Mindfulness. Through becoming more aware of your thoughts in everyday situations, you'll get better at catching the ones that cause you stress - and then letting them go. We also recommend you try meditation: in addition to being wonderfully relaxing and a proven method of lowering blood pressure, it's a great way to practice observing the stream of thoughts and feelings, like an endless train passing by, without jumping on board (please see the box on meditation opposite).

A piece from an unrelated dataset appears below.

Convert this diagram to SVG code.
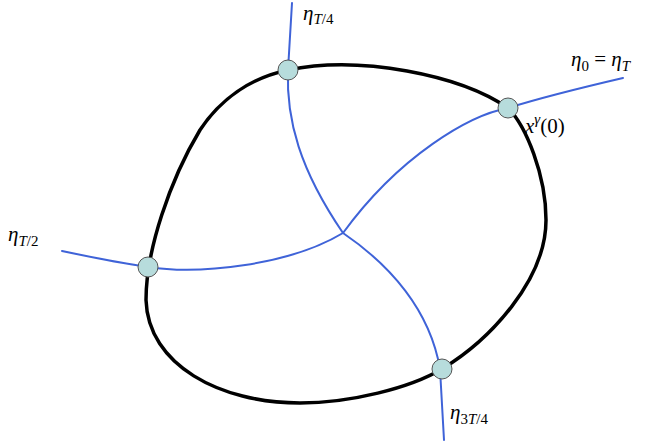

Pinning down the sources of stressful thoughts. You've probably noticed that stressful thoughts bubble up from particular sources in your mind, such as the inner critic that often gets louder when a woman has children. Many of these sources lurk in the shadows, outside of your conscious awareness. Shining a light on where a thought comes from helps you judge its credibility, much like you'd be skeptical of a news bulletin about the wonderful health benefits of one brand of infant formula when you found out it comes from the manufacturer; thoughts from certain sources in your mind should be considered guilty until proven innocent! As soon as you can identify where a stressful thought comes from, you have a head start on letting it go. Sources of stressful thoughts include:

  • Beliefs about motherhood. You could look back on the hopes and dreams for motherhood and family you had during your first pregnancy. Were any of those unrealistic and worth letting go of today? You might also list, in your mind or on paper, some of the beliefs about how a mother should be that give you stress, such as A good mother never gets angry at her children, or, I should always look as put together as my mother did.
  • Gender. Volumes have been written on how being a woman or a man shapes the way a person thinks. For example, women often add to their stress by telling themselves that they are responsible for the feelings of others. Take a moment to reflect on the messages you got as a girl from your parents, other people, or our culture about how you were supposed to be. How have these messages affected your thinking in ways that increase your stress?
  • Temperament and mood. If you tend to be cautious or anxious, your thoughts will overstate problems and underemphasize how well you can cope. If you are inclined toward depression or sadness, your thoughts are more likely to contain themes of loss, defeat, or helplessness. If you often feel aggressive or irritable, you'll have more thoughts about how other people are challenging or threatening. When you understand these things about yourself, you can routinely put in a correction factor, like: I know I'm in a bad mood today, so of course everything looks like a huge problem. But it's really not.
  • Sub-personalities. The mind is like a big committee - though sometimes it may seem more like a zoo! All of these "sub-personalities" are trying to help you, but some of them just increase your stress, like the one that says your home has to look perfect before anyone can come over. By understanding your sub-personalities, you'll be more able to detach from those that wear you down. You can tune into a sub-personality by imagining that part of yourself and then asking what it thinks, feels, or wants - as if it were a person in its own right. If you talk with it respectfully, its viewpoint will usually become less insistent, but if you argue with it, it will just stiffen or go underground. You can also imagine or write out a dialogue between two sub-personalities - such as the part of you that is ambitious for a career and the part of you that wants to stay home with your child - or even among several parts of yourself, such as the critic, the vulnerable child, and the nurturing parent.
  • Beliefs from childhood. We all formed many ideas and expectations when we were little that we still tend to apply unconsciously to ourselves and the world. For example, one of Jan's clients was the oldest of eleven children, a kind of junior mother to her siblings, and it has been hard for her not to assume that everything in her family today is her responsibility. It can feel wonderfully liberating to realize how a stressful belief from your childhood can be wrong at the present time. The thinking of a child draws conclusions from a handful of individuals and applies them to a whole world full of very different people; it presumes that the self is small and weak compared to others; it overemphasizes negative experiences (one scary time with a dog is more memorable than ninety-nine good ones); and it makes all-or-nothing rules that oversimplify the complexity of adult life. Today, you can truly afford to let go of those beliefs. You have so much more choice about who you are with, and you have so many more ways to take care of yourself. The world is safer, people are kinder and more trustworthy, and you are more capable than you've probably thought.
Taking in the Good

Now that you've seen how to let go of stressful experiences, we can explore how to replace them with positive ones. Every day has dozens of little opportunities - such as moments of pleasure, achievement, or love - to replenish yourself psychologically. Each of these is an oasis where you can rest briefly and refuel yourself for the challenges ahead.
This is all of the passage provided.